Маргарету все больше стали затягивать ее отношения с родителями, и мы отдалились друг от друга. В девятнадцать лет я сбежал из дома. С тех пор мы практически не встречались. Маргарета утверждает, будто она однажды показала мне какое‑то свое сочинение, которое я по юношескому недомыслию раскритиковал в пух и в прах. Сам я этого не помню. Теперь она время от времени пишет книги. Если я правильно понимаю ее произведения, жизнь ее, очевидно, была адом. Иногда мы говорим с ней по телефону, как‑то неожиданно встретились на концерте. Ее измученное лицо и странный бесцветный голос напугали меня и привели в дурное расположение духа.
Порой у меня появляются мимолетние угрызения совести, когда я думаю о своей сестре. Она начала писать тайно от всех, никому не разрешая познакомиться с написанным. В конце концов, набравшись мужества, дала почитать мне. Я сам пребывал в растерянности: ко мне отнеслись благожелательно как к молодому многообещающему режиссеру и смешали с грязью как писателя. Писал я плохо, манерно, подражая Яльмару Бергману и Стриндбергу. И обнаружив тот же неестественный, натужный стиль у сестры, я пригвоздил к столбу ее опыты, не сознавая, что для нее это был единственный способ излить душу. По ее собственным словам, она бросила тогда писать. Чтобы наказать меня или себя или потому, что пала духом, не знаю.

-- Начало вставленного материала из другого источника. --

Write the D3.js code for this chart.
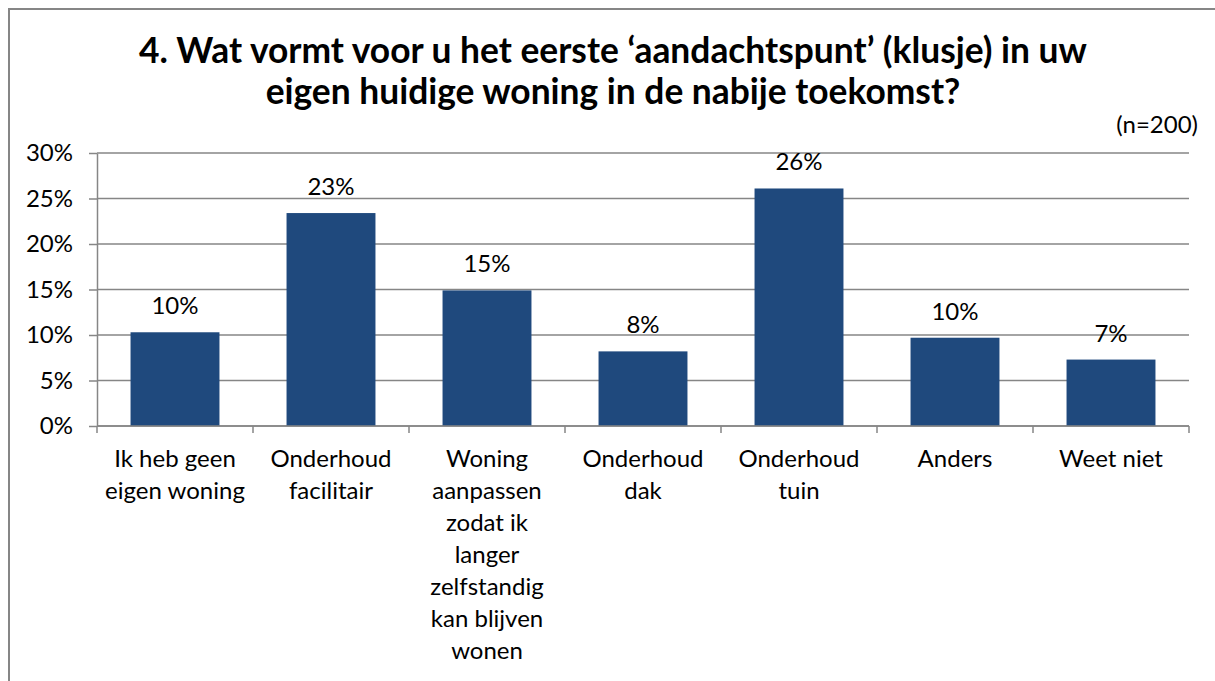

Решение отложить в сторону кинокамеру было лишено драматизма и созрело во время работы над фильмом «Фанни и Александр». То ли тело взяло верх над душой, то ли душа повлияла на тело, не знаю, но только справляться с физическими недугами становилось все труднее.
Летом 1985 года у меня возникла близкая моему сердцу — как мне казалось — идея. Мне хотелось вернуться к принципам немого кино, сделать большие куски фильма без диалога и акустических эффектов, я увидел — наконец‑то! — возможность порвать со своими разговорными фильмами.
Я немедленно засел за сценарий. На меня, выражаясь мелодраматически, еще раз снизошла благодать, во мне горело желание творить. Дни были заполнены тем тайным наслаждением, которое является признаком добротного творческого воображения.
После трех недель плодотворной работы я тяжело заболел. Организм отреагировал судорогами и нарушением равновесия. Я был точно отравлен, растерзан страхом и презрением к своему жалкому состоянию. Я понял, что никогда больше не сделаю ни одного фильма, мое тело. отказалось мне помогать, непрерывное напряжение, связанное с работой в кино, было уже немыслимо, отошло в прошлое. И я спрятал подальше свой сценарий о рыцаре Финне Комфусенфейе (О том самом, кто «из дома в дом ходит и помощь везде находит», о безымянном режиссере немого кино, фильмы которого— множество наполовину испорченных пленок в жестяных коробках — находят во время ремонта в подвале загородной виллы. В уцелевших кадрах прослеживается какая‑то смутная взаимосвязь, специалист в области немого кино пытается по губам актеров расшифровать их реплики. Кадры пускают в разной последовательности, каждый раз получая разные сюжетные ходы. В дело вовлекается все больше людей, оно разрастается, разбухает, требует все больше денег, выходит из‑под контроля. В один прекрасный день все сгорает — и нитратные оригиналы и ацетатные копии, сгорает дотла целый каземат. Всеобщее облегчение.)
Всю жизнь я страдал так называемым желудочным неврозом — курьезная и в то же время унизительная напасть. Мои внутренности пакостили мне с неиссякаемой, зачастую изощренной изобретательностью. Школьные годы были из‑за этого сплошным мучением, ибо я не мог предугадать, когда начнется приступ. Внезапно наложить в штаны — травма для любого, и достаточно еще двух — трех подобных происшествий, чтобы навек потерять покой.